In the article, Beyoncé talks to writer Clover Hope about a variety of different topics, including her emergency c-section for her twins, working with body acceptance, and being told at one point that black people didn’t sell magazine covers. She also explained the mentality behind one of the most striking visual decisions she made during the issue: to go nearly make-up free for the entire shoot. “I think it’s important for women and men to see and appreciate the beauty in their natural bodies,” she told Vogue. “That’s why I stripped away the wigs and hair extensions and used little makeup for this shoot.”

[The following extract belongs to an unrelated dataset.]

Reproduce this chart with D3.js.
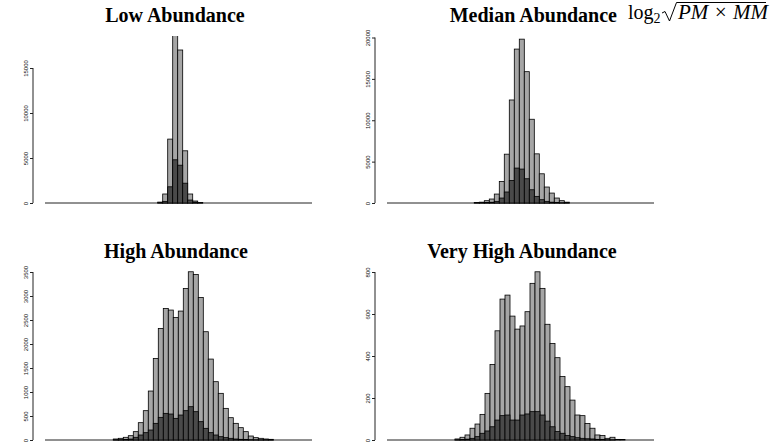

Regarding the c-section, “I was 218 pounds the day I gave birth to Rumi and Sir,” Beyoncé told the magazine. “I was swollen from toxemia and had been on bed rest for over a month. My health and my babies’ health were in danger, so I had an emergency C-section. We spent many weeks in the NICU.” She mentioned that while she was able to recover, unlike with her first child, she was in no rush to try and lose the pregnancy weight.
Another editorial decision that she shed light on was how Tyler Mitchell was chosen to shoot the cover. “When I first started, 21 years ago, I was told that it was hard for me to get onto covers of magazines because black people did not sell,” she told Vogue. “Clearly that has been proven a myth. Not only is an African American on the cover of the most important month for Vogue, this is the first ever Vogue cover shot by an African American photographer.”
She added: “There are so many cultural and societal barriers to entry that I like to do what I can to level the playing field, to present a different point of view for people who may feel like their voices don’t matter.”